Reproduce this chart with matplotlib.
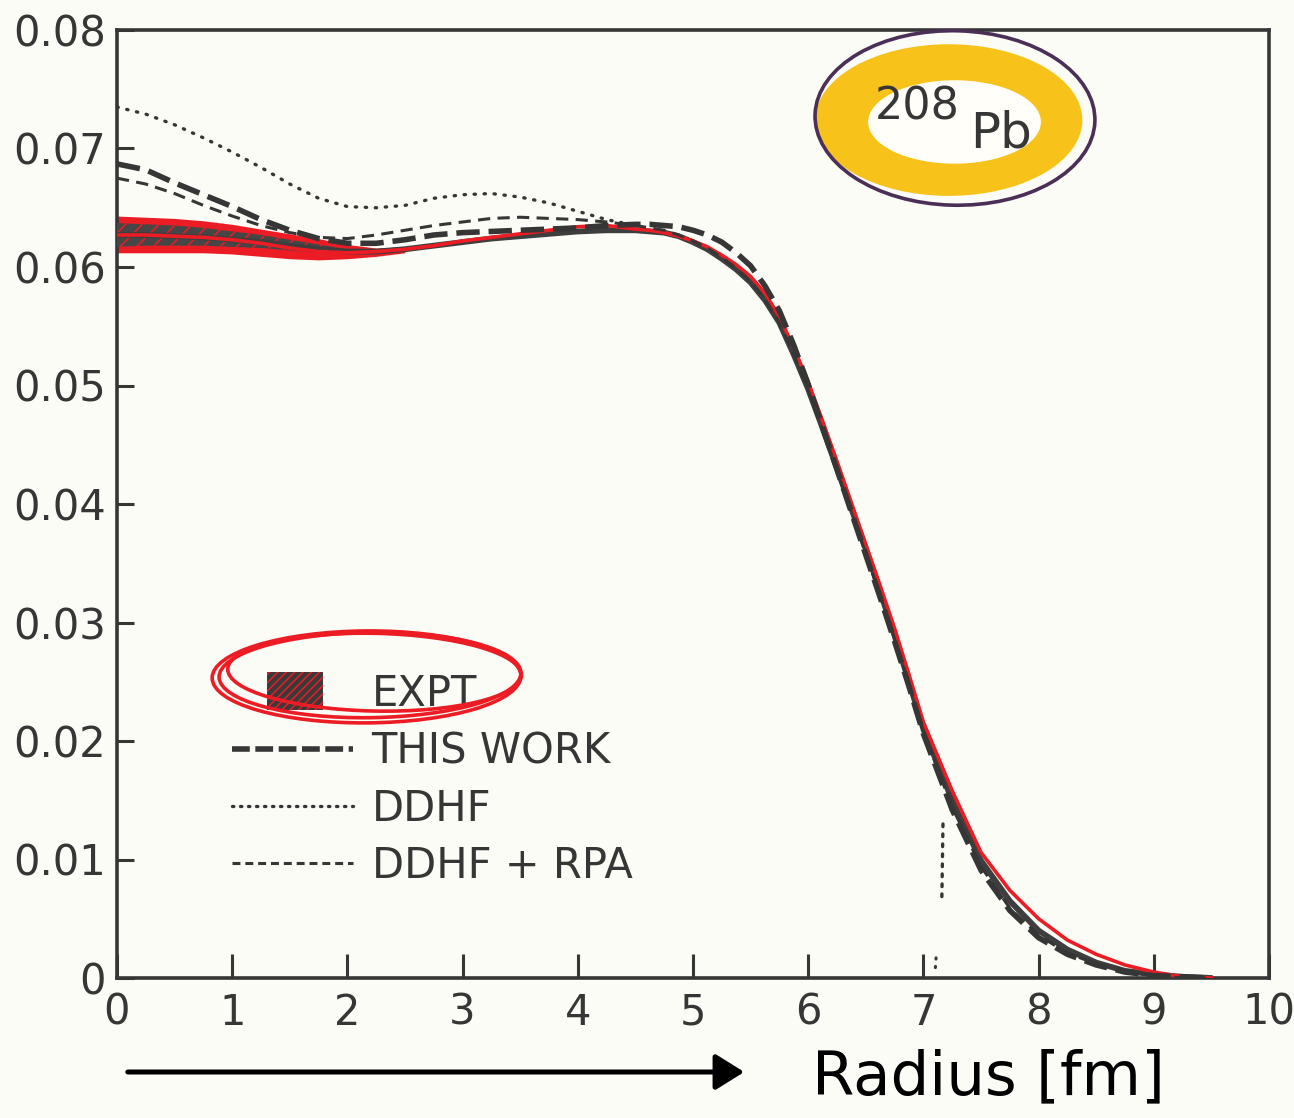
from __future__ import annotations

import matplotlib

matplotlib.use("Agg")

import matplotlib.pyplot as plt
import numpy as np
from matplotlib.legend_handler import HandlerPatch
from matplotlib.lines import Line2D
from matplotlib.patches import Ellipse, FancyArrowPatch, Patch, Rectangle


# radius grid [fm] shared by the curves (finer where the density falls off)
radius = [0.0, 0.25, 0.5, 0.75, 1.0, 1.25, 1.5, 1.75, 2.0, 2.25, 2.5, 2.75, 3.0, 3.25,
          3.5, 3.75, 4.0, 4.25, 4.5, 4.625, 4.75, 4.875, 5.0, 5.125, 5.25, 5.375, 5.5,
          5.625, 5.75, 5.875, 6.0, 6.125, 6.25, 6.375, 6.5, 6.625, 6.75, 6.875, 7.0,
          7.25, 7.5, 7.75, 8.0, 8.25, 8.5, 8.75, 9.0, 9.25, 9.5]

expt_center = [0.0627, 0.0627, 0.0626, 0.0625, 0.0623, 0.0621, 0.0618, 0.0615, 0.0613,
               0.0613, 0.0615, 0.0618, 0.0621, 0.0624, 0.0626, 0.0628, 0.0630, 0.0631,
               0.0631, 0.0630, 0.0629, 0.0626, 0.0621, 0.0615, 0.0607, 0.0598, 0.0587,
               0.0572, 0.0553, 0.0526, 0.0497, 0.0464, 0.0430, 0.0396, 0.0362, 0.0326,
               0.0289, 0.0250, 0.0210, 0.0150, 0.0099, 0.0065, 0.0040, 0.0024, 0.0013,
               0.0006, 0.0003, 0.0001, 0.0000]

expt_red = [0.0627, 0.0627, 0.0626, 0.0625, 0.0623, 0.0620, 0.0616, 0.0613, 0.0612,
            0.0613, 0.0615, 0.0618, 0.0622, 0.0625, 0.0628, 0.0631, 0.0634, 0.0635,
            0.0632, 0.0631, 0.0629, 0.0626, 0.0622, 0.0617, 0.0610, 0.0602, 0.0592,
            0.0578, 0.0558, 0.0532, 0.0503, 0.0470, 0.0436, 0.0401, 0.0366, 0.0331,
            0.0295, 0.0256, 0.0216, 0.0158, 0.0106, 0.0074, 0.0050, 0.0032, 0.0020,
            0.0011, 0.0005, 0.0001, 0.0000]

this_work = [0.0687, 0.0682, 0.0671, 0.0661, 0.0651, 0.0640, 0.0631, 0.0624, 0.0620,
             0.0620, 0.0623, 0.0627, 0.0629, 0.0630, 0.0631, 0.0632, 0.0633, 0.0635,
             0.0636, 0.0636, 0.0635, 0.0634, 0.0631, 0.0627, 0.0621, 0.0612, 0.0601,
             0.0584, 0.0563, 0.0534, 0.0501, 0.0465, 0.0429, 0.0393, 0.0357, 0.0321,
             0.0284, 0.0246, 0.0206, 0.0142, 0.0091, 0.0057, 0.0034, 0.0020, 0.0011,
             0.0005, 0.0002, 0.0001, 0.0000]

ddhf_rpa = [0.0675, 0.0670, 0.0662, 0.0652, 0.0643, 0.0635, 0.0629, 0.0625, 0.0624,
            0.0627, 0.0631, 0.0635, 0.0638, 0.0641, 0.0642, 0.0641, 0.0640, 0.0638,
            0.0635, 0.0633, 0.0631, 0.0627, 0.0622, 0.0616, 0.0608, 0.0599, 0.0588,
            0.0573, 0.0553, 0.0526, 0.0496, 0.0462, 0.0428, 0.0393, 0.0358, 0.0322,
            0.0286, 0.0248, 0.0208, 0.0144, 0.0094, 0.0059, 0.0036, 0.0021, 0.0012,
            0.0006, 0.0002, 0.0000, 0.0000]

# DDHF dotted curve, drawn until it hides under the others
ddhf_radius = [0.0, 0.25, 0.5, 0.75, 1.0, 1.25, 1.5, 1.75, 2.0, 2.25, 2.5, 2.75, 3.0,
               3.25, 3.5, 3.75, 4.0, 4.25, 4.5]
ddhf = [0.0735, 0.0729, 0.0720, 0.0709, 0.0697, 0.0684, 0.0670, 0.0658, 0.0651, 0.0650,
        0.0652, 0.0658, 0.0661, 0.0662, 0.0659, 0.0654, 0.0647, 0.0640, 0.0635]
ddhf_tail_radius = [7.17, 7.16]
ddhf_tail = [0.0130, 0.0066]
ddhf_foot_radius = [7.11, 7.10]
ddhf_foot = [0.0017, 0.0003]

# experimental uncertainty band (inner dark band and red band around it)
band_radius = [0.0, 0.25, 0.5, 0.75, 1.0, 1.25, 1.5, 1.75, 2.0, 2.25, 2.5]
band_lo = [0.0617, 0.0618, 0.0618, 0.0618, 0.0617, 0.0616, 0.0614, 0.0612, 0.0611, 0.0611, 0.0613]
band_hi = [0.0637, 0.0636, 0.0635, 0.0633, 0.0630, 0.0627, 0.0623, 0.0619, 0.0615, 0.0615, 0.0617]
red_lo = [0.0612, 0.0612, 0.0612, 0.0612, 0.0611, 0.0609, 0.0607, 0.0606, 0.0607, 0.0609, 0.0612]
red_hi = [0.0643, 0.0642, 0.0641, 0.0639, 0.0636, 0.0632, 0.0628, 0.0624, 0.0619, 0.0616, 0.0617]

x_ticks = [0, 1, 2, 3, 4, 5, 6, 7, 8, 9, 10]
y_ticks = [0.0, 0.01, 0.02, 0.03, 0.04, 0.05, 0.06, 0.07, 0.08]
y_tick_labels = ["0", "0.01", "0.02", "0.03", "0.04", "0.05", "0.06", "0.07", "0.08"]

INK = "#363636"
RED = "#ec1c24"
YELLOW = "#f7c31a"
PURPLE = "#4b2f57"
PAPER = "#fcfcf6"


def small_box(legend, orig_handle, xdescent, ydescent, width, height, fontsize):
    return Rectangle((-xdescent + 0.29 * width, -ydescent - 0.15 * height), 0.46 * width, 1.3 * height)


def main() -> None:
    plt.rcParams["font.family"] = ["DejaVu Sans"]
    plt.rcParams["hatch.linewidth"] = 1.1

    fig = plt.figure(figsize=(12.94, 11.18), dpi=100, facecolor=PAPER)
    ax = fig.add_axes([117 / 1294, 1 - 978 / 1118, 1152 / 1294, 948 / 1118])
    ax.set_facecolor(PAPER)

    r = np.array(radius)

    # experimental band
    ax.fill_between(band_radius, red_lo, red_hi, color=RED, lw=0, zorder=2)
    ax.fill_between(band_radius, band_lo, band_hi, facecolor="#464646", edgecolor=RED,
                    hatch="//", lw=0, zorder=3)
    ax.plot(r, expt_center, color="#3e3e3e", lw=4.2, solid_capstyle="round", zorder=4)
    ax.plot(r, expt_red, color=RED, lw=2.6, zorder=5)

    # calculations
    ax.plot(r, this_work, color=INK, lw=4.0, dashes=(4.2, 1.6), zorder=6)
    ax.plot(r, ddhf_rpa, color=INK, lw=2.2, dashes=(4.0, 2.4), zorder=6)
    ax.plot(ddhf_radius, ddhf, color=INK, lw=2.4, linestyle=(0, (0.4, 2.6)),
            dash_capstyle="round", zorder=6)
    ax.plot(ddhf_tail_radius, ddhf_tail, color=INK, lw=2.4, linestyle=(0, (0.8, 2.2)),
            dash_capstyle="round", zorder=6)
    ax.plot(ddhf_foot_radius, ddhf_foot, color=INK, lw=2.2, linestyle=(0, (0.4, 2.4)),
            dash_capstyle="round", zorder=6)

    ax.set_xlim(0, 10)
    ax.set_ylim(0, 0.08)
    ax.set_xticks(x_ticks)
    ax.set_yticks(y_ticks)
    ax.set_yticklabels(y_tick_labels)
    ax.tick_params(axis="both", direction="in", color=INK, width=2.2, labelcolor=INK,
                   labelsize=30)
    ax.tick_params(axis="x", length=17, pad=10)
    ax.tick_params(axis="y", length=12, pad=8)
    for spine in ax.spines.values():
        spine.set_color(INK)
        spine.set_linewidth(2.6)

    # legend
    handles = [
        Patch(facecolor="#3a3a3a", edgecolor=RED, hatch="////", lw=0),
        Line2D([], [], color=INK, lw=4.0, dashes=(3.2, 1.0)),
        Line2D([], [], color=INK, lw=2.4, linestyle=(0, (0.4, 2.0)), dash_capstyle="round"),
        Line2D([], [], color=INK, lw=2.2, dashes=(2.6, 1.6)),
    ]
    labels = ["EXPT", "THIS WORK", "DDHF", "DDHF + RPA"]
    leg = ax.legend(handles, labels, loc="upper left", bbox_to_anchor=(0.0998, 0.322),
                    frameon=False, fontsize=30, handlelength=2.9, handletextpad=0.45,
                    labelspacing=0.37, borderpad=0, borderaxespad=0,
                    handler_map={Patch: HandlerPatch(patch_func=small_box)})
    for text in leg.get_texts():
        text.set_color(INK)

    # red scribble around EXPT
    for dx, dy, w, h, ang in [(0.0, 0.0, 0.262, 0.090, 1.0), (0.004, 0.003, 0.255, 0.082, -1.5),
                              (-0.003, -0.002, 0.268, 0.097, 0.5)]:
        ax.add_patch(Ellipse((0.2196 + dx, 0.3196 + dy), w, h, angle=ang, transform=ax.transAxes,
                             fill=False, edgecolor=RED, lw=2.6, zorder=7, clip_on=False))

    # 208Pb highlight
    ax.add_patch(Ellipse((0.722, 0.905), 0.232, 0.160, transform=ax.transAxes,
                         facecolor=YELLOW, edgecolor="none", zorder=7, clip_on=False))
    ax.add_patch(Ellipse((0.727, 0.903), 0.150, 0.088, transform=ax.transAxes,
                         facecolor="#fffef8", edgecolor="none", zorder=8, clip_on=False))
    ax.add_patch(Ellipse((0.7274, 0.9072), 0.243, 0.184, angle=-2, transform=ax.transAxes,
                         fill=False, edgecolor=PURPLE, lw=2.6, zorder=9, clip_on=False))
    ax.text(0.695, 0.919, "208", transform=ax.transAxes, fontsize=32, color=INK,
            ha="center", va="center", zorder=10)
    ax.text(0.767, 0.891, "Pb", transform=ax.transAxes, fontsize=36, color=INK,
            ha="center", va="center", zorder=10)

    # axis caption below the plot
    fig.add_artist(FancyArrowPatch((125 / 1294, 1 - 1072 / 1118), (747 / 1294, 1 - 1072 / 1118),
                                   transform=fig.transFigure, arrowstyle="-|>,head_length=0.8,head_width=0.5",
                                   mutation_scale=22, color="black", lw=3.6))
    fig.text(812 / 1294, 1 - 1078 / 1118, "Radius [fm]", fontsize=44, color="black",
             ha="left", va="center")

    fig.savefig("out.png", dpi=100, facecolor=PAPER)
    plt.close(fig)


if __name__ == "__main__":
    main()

•••

= WHAT IS ASKED =
Up to and including the line with "0.0006, 0.0003, 0.0001, 0.0000]", copy the data above from its first line. Skip pictures.

= WRITTEN ANSWER =
Reproduce this chart with matplotlib.
from __future__ import annotations

import matplotlib

matplotlib.use("Agg")

import matplotlib.pyplot as plt
import numpy as np
from matplotlib.legend_handler import HandlerPatch
from matplotlib.lines import Line2D
from matplotlib.patches import Ellipse, FancyArrowPatch, Patch, Rectangle


# radius grid [fm] shared by the curves (finer where the density falls off)
radius = [0.0, 0.25, 0.5, 0.75, 1.0, 1.25, 1.5, 1.75, 2.0, 2.25, 2.5, 2.75, 3.0, 3.25,
          3.5, 3.75, 4.0, 4.25, 4.5, 4.625, 4.75, 4.875, 5.0, 5.125, 5.25, 5.375, 5.5,
          5.625, 5.75, 5.875, 6.0, 6.125, 6.25, 6.375, 6.5, 6.625, 6.75, 6.875, 7.0,
          7.25, 7.5, 7.75, 8.0, 8.25, 8.5, 8.75, 9.0, 9.25, 9.5]

expt_center = [0.0627, 0.0627, 0.0626, 0.0625, 0.0623, 0.0621, 0.0618, 0.0615, 0.0613,
               0.0613, 0.0615, 0.0618, 0.0621, 0.0624, 0.0626, 0.0628, 0.0630, 0.0631,
               0.0631, 0.0630, 0.0629, 0.0626, 0.0621, 0.0615, 0.0607, 0.0598, 0.0587,
               0.0572, 0.0553, 0.0526, 0.0497, 0.0464, 0.0430, 0.0396, 0.0362, 0.0326,
               0.0289, 0.0250, 0.0210, 0.0150, 0.0099, 0.0065, 0.0040, 0.0024, 0.0013,
               0.0006, 0.0003, 0.0001, 0.0000]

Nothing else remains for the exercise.